## JOB
Skip all pictures. Write out the data below from its first line through the line that contains "(0,0) rectangle (661,507);".

## INFORMATION SUPPLIED

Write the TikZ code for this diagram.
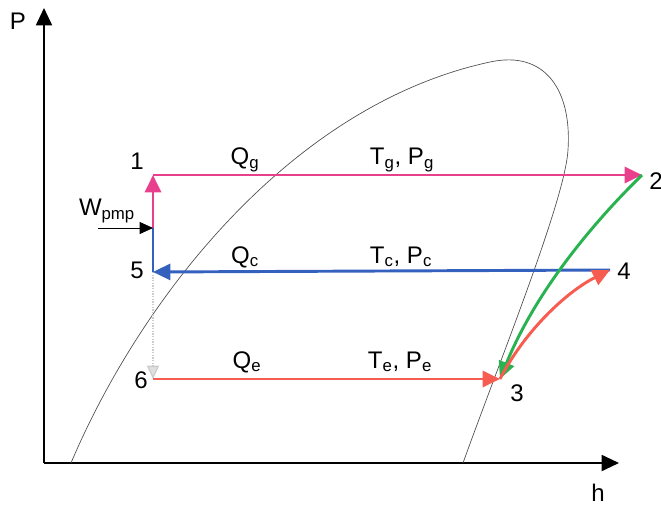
\documentclass[tikz,border=0pt]{standalone}
\usepackage{fontspec}
\setmainfont{Liberation Sans}
\usetikzlibrary{arrows.meta}
\definecolor{gencol}{RGB}{232,64,140}
\definecolor{condcol}{RGB}{52,96,190}
\definecolor{evapcol}{RGB}{246,92,80}
\definecolor{abscol}{RGB}{40,178,80}

\begin{document}
\begin{tikzpicture}[x=0.75pt, y=-0.75pt, >={Triangle[length=13pt,width=12pt]},
    lbl/.style={font=\fontsize{18}{20}\selectfont, inner sep=0pt},
    cyc/.style={line width=2.2pt, ->}]
    \useasboundingbox (0,0) rectangle (661,507);

    % Axes
    \coordinate (org) at (44,463);
    \coordinate (ytip) at (44,8);
    \coordinate (xtip) at (619,463);
    \draw[line width=1.4pt, ->] (org) -- (ytip);
    \draw[line width=1.4pt, ->] (org) -- (xtip);
    \node[lbl] (plbl) at (18,21) {P};
    \node[lbl] (hlbl) at (598,493) {h};

    % Saturation dome
    \draw[black!70, line width=0.5pt] (71,463) .. controls (140,300) and (290,105) .. (490,62)
        .. controls (545,50) and (572,90) .. (568,150)
        .. controls (565,200) and (500,360) .. (463,463);

    % State points
    \coordinate (s1) at (153,175);
    \coordinate (s2) at (642,175);
    \coordinate (s3) at (500,379);
    \coordinate (s4) at (610,270);
    \coordinate (s5) at (153,272);
    \coordinate (s6) at (153,379);
    \coordinate (wp) at (153,228);
    \coordinate (wtail) at (98,228);

    % Cycle
    \draw[black!20, densely dotted, line width=1pt,
        -{Triangle[length=10pt,width=9pt,fill=black!12]}] (s5) -- (s6);
    \draw[line width=2.2pt, condcol] (s5) -- (wp);
    \draw[cyc, gencol] (wp) -- (s1);
    \draw[cyc, gencol] (s1) -- (s2);
    \draw[cyc, condcol] (s4) -- (s5);
    \draw[cyc, evapcol] (s6) -- (s3);
    \draw[cyc, abscol] (s2) .. controls (600,216) and (538,286) .. (s3);
    \draw[cyc, evapcol] (s3) .. controls (524,332) and (566,292) .. (s4);
    \draw[line width=0.5pt, -{Triangle[length=10pt,width=9pt]}] (wtail) -- (wp);

    % Labels
    \node[lbl] (n1) at (137,161) {1};
    \node[lbl] (n2) at (656,181) {2};
    \node[lbl] (n3) at (517,393) {3};
    \node[lbl] (n4) at (624,271) {4};
    \node[lbl] (n5) at (137,270) {5};
    \node[lbl] (n6) at (141,380) {6};
    \node[lbl] (wlbl) at (107,211) {W\textsubscript{pmp}};
    \node[lbl] (qg) at (245,160) {Q\textsubscript{g}};
    \node[lbl] (tg) at (402,160) {T\textsubscript{g}, P\textsubscript{g}};
    \node[lbl] (qc) at (245,257) {Q\textsubscript{c}};
    \node[lbl] (tc) at (401,257) {T\textsubscript{c}, P\textsubscript{c}};
    \node[lbl] (qe) at (247,362) {Q\textsubscript{e}};
    \node[lbl] (te) at (400,362) {T\textsubscript{e}, P\textsubscript{e}};
  \end{tikzpicture}
\end{document}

## THE REPLY
Write the TikZ code for this diagram.
\documentclass[tikz,border=0pt]{standalone}
\usepackage{fontspec}
\setmainfont{Liberation Sans}
\usetikzlibrary{arrows.meta}
\definecolor{gencol}{RGB}{232,64,140}
\definecolor{condcol}{RGB}{52,96,190}
\definecolor{evapcol}{RGB}{246,92,80}
\definecolor{abscol}{RGB}{40,178,80}

\begin{document}
\begin{tikzpicture}[x=0.75pt, y=-0.75pt, >={Triangle[length=13pt,width=12pt]},
    lbl/.style={font=\fontsize{18}{20}\selectfont, inner sep=0pt},
    cyc/.style={line width=2.2pt, ->}]
    \useasboundingbox (0,0) rectangle (661,507);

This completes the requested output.